▸ Task brief:
Retype the data exactly, from its first line to the line containing "const climatValues = [7, 4, 5, 4];", including both, and skip any picture.

▸ Dataset section:
--- --- ---

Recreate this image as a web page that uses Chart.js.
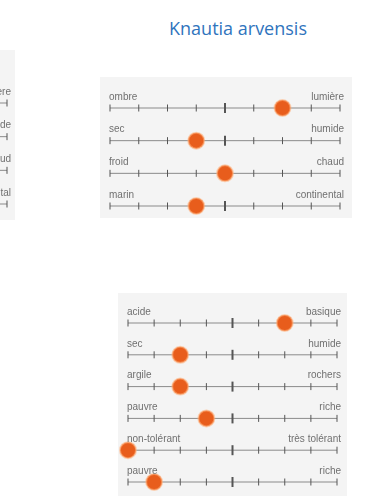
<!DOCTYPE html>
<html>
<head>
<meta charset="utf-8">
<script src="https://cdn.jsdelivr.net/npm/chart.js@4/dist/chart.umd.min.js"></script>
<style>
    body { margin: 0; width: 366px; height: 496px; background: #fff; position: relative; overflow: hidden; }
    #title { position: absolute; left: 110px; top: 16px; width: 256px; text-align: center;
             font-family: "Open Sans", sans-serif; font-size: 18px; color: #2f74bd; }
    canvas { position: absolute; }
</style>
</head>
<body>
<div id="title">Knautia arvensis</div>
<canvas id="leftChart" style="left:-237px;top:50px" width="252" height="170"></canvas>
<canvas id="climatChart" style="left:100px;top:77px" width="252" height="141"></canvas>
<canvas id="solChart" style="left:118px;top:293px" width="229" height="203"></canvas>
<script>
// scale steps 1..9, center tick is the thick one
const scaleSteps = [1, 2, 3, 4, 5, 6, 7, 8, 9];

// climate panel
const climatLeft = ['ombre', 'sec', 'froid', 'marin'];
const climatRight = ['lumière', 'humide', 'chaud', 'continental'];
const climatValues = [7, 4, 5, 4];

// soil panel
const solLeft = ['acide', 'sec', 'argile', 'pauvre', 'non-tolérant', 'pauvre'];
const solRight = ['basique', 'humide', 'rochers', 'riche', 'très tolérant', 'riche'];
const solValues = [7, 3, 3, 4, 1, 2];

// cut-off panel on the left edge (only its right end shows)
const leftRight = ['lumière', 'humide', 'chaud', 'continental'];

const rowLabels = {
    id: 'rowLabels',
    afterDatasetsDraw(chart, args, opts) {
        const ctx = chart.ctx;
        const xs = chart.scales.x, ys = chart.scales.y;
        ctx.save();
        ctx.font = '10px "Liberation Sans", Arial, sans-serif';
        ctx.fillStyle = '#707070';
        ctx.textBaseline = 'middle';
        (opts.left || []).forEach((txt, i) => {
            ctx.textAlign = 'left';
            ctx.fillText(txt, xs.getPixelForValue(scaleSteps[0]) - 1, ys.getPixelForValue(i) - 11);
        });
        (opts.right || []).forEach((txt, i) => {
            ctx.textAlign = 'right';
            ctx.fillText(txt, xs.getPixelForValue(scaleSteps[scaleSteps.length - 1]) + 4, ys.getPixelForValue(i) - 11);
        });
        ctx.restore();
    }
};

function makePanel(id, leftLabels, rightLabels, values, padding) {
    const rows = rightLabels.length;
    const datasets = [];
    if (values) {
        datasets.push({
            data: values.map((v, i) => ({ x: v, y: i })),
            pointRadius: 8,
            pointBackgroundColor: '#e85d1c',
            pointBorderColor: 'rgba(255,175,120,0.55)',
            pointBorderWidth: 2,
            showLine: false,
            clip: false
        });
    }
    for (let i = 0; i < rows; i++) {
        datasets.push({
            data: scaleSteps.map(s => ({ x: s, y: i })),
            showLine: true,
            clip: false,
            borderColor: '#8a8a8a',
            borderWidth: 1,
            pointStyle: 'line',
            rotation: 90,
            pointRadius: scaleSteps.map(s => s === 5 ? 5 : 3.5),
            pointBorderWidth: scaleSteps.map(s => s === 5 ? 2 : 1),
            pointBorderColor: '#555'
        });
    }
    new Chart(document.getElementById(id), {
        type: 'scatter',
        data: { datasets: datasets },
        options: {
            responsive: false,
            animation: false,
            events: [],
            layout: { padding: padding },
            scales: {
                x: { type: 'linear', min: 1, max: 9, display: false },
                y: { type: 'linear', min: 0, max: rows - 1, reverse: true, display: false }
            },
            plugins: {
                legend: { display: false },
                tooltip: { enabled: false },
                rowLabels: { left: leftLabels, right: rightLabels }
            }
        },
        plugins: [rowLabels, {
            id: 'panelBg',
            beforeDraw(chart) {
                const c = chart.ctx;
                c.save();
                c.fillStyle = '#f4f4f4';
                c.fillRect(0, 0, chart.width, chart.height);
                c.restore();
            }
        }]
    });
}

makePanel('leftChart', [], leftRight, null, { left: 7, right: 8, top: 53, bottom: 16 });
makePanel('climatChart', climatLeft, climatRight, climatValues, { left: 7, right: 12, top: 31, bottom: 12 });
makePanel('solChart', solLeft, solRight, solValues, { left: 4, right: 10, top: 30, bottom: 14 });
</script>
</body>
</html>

--- --- ---

▸ Response to this exercise:
Recreate this image as a web page that uses Chart.js.
<!DOCTYPE html>
<html>
<head>
<meta charset="utf-8">
<script src="https://cdn.jsdelivr.net/npm/chart.js@4/dist/chart.umd.min.js"></script>
<style>
    body { margin: 0; width: 366px; height: 496px; background: #fff; position: relative; overflow: hidden; }
    #title { position: absolute; left: 110px; top: 16px; width: 256px; text-align: center;
             font-family: "Open Sans", sans-serif; font-size: 18px; color: #2f74bd; }
    canvas { position: absolute; }
</style>
</head>
<body>
<div id="title">Knautia arvensis</div>
<canvas id="leftChart" style="left:-237px;top:50px" width="252" height="170"></canvas>
<canvas id="climatChart" style="left:100px;top:77px" width="252" height="141"></canvas>
<canvas id="solChart" style="left:118px;top:293px" width="229" height="203"></canvas>
<script>
// scale steps 1..9, center tick is the thick one
const scaleSteps = [1, 2, 3, 4, 5, 6, 7, 8, 9];

// climate panel
const climatLeft = ['ombre', 'sec', 'froid', 'marin'];
const climatRight = ['lumière', 'humide', 'chaud', 'continental'];
const climatValues = [7, 4, 5, 4];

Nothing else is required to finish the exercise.